In 0.65, included a few more admonitions to manage your open filehandle resources wisely. Took the symptoms of this bug report and explained how they were related to having too many open filehandles. Ultimately, this module should monitor when open filehandles are getting scarce, and be able to (if configured for it) close off and recycle filehandles from old, finished jobs.
Made another half-assed attempt to address this issue in v0.74, with the $Forks::Super::ON_TOO_MANY_OPEN_FILEHANDLES variable. The default value is 'fail' and produces the old behavior. If you anticipate that your script will use a lot of file handles, you should set this variable to 'rescue', either at run-time with an assignment like $Forks::Super::ON_TOO_MANY_OPEN_FILEHANDLES = 'rescue'; or at import time like use Forks::Super ON_TOO_MANY_OPEN_FILEHANDLES=>'rescue'; With the 'rescue' setting as you run out of avilable filehandles, the module will take a guess at which ones you don't need anymore (say, from long completed jobs) and free some up.

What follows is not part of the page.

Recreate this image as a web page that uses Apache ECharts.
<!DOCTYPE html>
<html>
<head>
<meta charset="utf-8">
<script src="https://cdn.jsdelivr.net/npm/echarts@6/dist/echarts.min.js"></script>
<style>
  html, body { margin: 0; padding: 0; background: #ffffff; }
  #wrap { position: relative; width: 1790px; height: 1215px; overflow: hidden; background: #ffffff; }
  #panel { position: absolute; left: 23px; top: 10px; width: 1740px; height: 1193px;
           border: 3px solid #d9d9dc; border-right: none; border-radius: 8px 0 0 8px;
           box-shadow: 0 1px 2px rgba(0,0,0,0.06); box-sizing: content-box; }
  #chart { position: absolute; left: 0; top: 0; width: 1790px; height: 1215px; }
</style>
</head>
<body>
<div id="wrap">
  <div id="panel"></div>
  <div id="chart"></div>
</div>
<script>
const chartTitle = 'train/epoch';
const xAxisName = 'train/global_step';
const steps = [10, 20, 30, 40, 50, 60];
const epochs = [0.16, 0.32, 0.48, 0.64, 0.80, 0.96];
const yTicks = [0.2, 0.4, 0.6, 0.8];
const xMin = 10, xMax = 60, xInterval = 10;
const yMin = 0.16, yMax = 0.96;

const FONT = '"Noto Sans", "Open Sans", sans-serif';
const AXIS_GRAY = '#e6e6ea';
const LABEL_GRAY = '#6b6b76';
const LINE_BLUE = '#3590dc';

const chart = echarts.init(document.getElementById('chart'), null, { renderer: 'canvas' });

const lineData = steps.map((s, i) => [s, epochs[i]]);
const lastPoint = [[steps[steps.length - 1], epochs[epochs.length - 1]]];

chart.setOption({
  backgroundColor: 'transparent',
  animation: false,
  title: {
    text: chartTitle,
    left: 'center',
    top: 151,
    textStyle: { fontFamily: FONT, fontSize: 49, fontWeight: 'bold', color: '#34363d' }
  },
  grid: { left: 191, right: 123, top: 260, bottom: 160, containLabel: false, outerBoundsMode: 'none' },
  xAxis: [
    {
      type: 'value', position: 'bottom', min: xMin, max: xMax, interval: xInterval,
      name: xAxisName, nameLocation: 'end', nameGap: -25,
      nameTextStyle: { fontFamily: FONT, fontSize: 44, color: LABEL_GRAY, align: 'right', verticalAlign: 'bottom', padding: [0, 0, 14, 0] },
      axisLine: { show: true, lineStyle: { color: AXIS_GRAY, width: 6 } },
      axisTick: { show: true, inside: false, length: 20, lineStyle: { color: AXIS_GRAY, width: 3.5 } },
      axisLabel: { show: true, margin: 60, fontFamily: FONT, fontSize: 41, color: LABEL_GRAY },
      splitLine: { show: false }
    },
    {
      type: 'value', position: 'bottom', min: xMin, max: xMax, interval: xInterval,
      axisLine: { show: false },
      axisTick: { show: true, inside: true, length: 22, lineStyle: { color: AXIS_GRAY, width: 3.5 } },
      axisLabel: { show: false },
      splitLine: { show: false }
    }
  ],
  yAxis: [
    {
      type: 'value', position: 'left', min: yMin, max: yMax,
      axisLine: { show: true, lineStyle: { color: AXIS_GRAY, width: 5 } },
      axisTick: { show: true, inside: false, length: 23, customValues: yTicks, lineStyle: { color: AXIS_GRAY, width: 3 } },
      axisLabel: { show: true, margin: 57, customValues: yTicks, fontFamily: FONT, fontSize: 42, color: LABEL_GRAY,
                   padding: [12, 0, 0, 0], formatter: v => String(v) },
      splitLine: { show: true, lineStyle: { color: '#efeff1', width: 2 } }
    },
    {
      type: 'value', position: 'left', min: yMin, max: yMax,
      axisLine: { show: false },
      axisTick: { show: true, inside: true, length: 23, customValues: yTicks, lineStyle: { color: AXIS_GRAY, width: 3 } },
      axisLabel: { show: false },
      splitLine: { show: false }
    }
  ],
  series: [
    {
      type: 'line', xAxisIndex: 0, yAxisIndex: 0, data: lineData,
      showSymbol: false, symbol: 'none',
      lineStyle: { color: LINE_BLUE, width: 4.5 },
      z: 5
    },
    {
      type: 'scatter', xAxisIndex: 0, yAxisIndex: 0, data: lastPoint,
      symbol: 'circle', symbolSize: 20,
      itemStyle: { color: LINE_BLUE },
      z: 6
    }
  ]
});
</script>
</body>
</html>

I'm somewhat satisfied with the way the $Forks::Super::ON_TOO_MANY_OPEN_FILEHANDLES = 'rescue' setting works, though if you have the presence of mind to set $Forks::Super::ON_TOO_MANY_OPEN_FILEHANDLES than you also should have the presence of mind to close your children's open file handles. There's still a test issue with this feature on MSWin32 (which I expect to resolve in 0.86), but I'll mark this as fixed.